╭─ Data extract

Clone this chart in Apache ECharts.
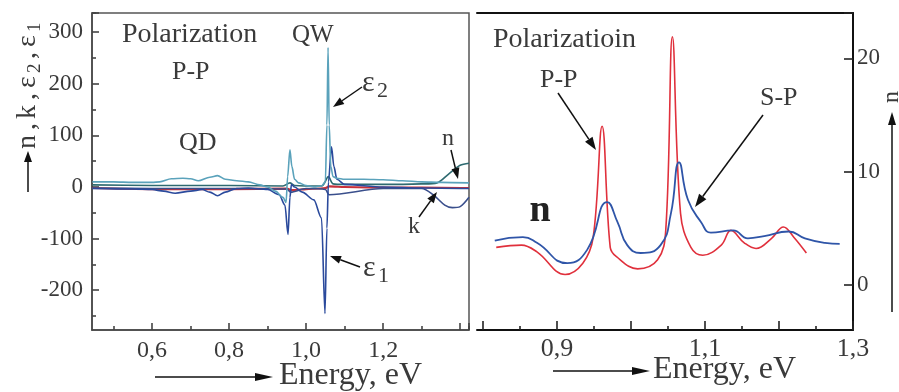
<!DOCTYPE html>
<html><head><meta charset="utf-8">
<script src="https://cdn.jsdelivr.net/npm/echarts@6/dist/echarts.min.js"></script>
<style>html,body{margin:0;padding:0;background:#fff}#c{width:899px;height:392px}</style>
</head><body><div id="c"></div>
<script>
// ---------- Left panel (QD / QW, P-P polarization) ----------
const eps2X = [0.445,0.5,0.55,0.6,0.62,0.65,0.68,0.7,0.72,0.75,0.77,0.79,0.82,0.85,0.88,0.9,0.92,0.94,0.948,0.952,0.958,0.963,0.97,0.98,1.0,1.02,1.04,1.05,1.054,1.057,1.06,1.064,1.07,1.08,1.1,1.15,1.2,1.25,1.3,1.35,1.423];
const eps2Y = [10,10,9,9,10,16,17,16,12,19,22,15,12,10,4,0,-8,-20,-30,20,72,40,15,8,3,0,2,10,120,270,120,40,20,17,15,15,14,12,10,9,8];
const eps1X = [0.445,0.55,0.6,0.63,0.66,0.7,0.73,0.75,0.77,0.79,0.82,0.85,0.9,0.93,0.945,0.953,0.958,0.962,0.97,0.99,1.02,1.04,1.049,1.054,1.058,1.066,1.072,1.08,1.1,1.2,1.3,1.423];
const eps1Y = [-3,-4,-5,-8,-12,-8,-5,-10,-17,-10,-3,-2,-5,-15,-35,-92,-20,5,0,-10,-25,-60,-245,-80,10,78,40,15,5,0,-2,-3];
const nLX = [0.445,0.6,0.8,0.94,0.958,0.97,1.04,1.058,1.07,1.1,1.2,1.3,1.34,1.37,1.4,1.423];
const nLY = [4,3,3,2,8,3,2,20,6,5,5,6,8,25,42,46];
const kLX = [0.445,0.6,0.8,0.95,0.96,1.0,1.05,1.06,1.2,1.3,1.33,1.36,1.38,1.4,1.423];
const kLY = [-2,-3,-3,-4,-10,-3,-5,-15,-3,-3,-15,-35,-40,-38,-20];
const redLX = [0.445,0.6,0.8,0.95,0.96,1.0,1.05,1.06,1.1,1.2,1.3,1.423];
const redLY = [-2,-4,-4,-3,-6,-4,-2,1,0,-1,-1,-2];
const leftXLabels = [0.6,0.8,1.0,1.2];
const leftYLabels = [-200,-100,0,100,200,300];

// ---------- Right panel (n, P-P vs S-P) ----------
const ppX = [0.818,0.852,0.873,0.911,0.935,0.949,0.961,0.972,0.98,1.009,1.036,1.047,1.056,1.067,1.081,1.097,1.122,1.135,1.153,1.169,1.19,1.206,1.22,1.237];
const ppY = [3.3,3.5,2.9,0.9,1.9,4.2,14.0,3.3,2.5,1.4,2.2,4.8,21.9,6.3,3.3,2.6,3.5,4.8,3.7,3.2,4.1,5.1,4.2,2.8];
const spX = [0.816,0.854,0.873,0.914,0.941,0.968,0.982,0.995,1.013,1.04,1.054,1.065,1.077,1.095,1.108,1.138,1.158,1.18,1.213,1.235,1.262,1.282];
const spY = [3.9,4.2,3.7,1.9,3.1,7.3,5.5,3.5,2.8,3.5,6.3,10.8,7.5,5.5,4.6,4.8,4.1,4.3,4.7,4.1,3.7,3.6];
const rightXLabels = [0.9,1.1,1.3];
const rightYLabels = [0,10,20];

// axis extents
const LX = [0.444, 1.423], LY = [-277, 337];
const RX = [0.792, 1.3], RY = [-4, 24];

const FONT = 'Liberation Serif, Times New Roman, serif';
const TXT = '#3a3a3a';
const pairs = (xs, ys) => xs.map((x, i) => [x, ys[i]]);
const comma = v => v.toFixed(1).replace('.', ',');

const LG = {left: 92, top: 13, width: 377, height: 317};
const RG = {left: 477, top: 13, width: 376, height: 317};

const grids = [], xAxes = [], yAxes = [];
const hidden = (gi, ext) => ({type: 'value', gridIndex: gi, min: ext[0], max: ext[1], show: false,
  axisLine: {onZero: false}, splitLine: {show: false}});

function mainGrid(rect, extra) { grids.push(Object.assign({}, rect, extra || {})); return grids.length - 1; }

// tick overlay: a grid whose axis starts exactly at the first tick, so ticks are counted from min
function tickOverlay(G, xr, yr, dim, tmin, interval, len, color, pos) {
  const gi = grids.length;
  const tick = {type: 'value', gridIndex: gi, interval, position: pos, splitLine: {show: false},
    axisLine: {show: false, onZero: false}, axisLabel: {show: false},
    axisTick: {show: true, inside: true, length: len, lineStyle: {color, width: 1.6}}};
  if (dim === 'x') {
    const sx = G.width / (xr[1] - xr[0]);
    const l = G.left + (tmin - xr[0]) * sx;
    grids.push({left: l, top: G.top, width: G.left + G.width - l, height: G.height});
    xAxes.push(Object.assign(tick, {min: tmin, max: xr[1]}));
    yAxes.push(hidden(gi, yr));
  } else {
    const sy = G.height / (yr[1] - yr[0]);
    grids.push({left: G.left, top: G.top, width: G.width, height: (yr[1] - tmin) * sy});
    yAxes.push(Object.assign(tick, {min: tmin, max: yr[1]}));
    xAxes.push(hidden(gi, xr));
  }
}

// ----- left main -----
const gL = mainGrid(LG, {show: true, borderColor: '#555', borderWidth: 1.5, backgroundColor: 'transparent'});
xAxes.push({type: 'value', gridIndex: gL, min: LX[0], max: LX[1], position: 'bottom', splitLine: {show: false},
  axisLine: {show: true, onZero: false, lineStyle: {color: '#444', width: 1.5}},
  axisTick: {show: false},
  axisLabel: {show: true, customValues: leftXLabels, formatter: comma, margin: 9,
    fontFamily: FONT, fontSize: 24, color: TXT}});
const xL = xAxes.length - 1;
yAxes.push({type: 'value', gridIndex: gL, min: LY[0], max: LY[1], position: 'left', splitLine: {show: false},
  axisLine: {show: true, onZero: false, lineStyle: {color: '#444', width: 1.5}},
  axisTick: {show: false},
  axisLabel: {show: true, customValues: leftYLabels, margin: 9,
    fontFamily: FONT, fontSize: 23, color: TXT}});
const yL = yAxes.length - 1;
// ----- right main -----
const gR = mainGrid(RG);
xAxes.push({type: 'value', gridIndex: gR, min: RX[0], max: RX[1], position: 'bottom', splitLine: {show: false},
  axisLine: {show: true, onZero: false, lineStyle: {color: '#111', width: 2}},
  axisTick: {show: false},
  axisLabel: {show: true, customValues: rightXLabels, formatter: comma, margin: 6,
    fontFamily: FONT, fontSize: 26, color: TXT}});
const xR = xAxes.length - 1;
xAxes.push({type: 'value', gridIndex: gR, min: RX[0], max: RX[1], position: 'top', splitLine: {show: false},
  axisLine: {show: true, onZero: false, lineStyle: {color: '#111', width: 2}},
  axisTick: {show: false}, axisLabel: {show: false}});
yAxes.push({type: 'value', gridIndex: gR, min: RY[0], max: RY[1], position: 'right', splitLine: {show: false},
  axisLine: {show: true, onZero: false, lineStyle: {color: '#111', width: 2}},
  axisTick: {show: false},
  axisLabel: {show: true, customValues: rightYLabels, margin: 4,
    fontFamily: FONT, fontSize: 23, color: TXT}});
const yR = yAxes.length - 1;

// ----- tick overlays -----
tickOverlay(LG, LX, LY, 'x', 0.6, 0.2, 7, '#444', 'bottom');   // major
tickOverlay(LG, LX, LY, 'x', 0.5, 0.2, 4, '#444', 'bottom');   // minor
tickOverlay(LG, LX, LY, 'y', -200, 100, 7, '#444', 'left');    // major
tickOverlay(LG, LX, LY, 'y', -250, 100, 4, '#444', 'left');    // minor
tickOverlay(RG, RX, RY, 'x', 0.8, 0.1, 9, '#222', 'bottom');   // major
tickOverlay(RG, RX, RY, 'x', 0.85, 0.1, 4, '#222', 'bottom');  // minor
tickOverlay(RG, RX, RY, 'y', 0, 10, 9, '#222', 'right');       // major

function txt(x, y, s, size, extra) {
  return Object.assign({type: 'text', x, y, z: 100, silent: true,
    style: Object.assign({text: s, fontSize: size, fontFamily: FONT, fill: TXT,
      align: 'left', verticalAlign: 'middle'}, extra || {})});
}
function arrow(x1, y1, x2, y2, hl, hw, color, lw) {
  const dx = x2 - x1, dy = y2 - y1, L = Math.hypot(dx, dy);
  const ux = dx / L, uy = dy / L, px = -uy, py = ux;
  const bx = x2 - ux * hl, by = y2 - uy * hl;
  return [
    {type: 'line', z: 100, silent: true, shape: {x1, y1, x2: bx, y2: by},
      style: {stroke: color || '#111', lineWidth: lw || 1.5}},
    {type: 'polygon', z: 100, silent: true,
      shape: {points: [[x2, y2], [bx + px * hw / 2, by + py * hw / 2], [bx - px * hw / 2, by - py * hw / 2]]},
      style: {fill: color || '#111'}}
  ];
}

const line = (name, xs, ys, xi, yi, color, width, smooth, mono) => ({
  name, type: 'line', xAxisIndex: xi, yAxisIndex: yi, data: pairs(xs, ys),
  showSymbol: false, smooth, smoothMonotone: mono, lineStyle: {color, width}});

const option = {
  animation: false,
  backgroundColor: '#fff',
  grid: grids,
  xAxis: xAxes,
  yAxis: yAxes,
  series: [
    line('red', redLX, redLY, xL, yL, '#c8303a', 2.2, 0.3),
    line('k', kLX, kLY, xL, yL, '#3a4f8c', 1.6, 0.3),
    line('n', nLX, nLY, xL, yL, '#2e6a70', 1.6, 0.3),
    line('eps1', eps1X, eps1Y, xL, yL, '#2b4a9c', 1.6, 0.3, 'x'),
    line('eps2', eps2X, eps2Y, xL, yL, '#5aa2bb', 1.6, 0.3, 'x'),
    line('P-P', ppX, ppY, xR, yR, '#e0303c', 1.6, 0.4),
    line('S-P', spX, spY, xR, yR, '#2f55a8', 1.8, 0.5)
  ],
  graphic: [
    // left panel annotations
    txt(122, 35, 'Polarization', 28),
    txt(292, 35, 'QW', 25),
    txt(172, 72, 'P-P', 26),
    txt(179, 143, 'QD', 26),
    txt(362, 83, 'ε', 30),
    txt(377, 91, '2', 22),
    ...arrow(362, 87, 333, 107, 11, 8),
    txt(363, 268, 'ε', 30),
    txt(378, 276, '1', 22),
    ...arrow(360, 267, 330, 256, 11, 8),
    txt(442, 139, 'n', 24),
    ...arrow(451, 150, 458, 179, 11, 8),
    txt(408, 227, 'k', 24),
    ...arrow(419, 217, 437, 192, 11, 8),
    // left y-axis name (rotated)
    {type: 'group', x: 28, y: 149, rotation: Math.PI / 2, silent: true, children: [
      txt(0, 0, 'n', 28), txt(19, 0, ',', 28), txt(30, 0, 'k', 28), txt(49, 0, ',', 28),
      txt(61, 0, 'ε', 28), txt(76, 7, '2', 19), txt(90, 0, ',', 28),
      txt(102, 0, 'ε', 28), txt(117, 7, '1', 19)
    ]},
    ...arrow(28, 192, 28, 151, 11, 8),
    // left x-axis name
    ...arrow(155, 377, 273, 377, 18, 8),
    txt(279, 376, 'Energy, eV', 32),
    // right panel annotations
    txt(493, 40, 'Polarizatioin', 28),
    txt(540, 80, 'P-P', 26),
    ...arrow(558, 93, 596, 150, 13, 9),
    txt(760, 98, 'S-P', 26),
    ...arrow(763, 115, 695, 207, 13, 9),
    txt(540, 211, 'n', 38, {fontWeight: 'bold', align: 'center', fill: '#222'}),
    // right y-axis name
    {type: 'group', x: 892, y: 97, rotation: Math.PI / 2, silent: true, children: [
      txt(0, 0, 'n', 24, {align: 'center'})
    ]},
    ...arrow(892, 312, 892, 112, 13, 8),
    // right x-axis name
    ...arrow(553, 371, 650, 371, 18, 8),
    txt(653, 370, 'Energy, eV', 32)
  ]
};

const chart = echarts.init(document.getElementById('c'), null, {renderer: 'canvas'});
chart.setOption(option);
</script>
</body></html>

╰─

_The request:_
Write out exactly the lines between the start of the data and the line with "const leftYLabels = [-200,-100,0,100,200,300];", including both, but none of the pictures.

_Expected answer:_
Clone this chart in Apache ECharts.
<!DOCTYPE html>
<html><head><meta charset="utf-8">
<script src="https://cdn.jsdelivr.net/npm/echarts@6/dist/echarts.min.js"></script>
<style>html,body{margin:0;padding:0;background:#fff}#c{width:899px;height:392px}</style>
</head><body><div id="c"></div>
<script>
// ---------- Left panel (QD / QW, P-P polarization) ----------
const eps2X = [0.445,0.5,0.55,0.6,0.62,0.65,0.68,0.7,0.72,0.75,0.77,0.79,0.82,0.85,0.88,0.9,0.92,0.94,0.948,0.952,0.958,0.963,0.97,0.98,1.0,1.02,1.04,1.05,1.054,1.057,1.06,1.064,1.07,1.08,1.1,1.15,1.2,1.25,1.3,1.35,1.423];
const eps2Y = [10,10,9,9,10,16,17,16,12,19,22,15,12,10,4,0,-8,-20,-30,20,72,40,15,8,3,0,2,10,120,270,120,40,20,17,15,15,14,12,10,9,8];
const eps1X = [0.445,0.55,0.6,0.63,0.66,0.7,0.73,0.75,0.77,0.79,0.82,0.85,0.9,0.93,0.945,0.953,0.958,0.962,0.97,0.99,1.02,1.04,1.049,1.054,1.058,1.066,1.072,1.08,1.1,1.2,1.3,1.423];
const eps1Y = [-3,-4,-5,-8,-12,-8,-5,-10,-17,-10,-3,-2,-5,-15,-35,-92,-20,5,0,-10,-25,-60,-245,-80,10,78,40,15,5,0,-2,-3];
const nLX = [0.445,0.6,0.8,0.94,0.958,0.97,1.04,1.058,1.07,1.1,1.2,1.3,1.34,1.37,1.4,1.423];
const nLY = [4,3,3,2,8,3,2,20,6,5,5,6,8,25,42,46];
const kLX = [0.445,0.6,0.8,0.95,0.96,1.0,1.05,1.06,1.2,1.3,1.33,1.36,1.38,1.4,1.423];
const kLY = [-2,-3,-3,-4,-10,-3,-5,-15,-3,-3,-15,-35,-40,-38,-20];
const redLX = [0.445,0.6,0.8,0.95,0.96,1.0,1.05,1.06,1.1,1.2,1.3,1.423];
const redLY = [-2,-4,-4,-3,-6,-4,-2,1,0,-1,-1,-2];
const leftXLabels = [0.6,0.8,1.0,1.2];
const leftYLabels = [-200,-100,0,100,200,300];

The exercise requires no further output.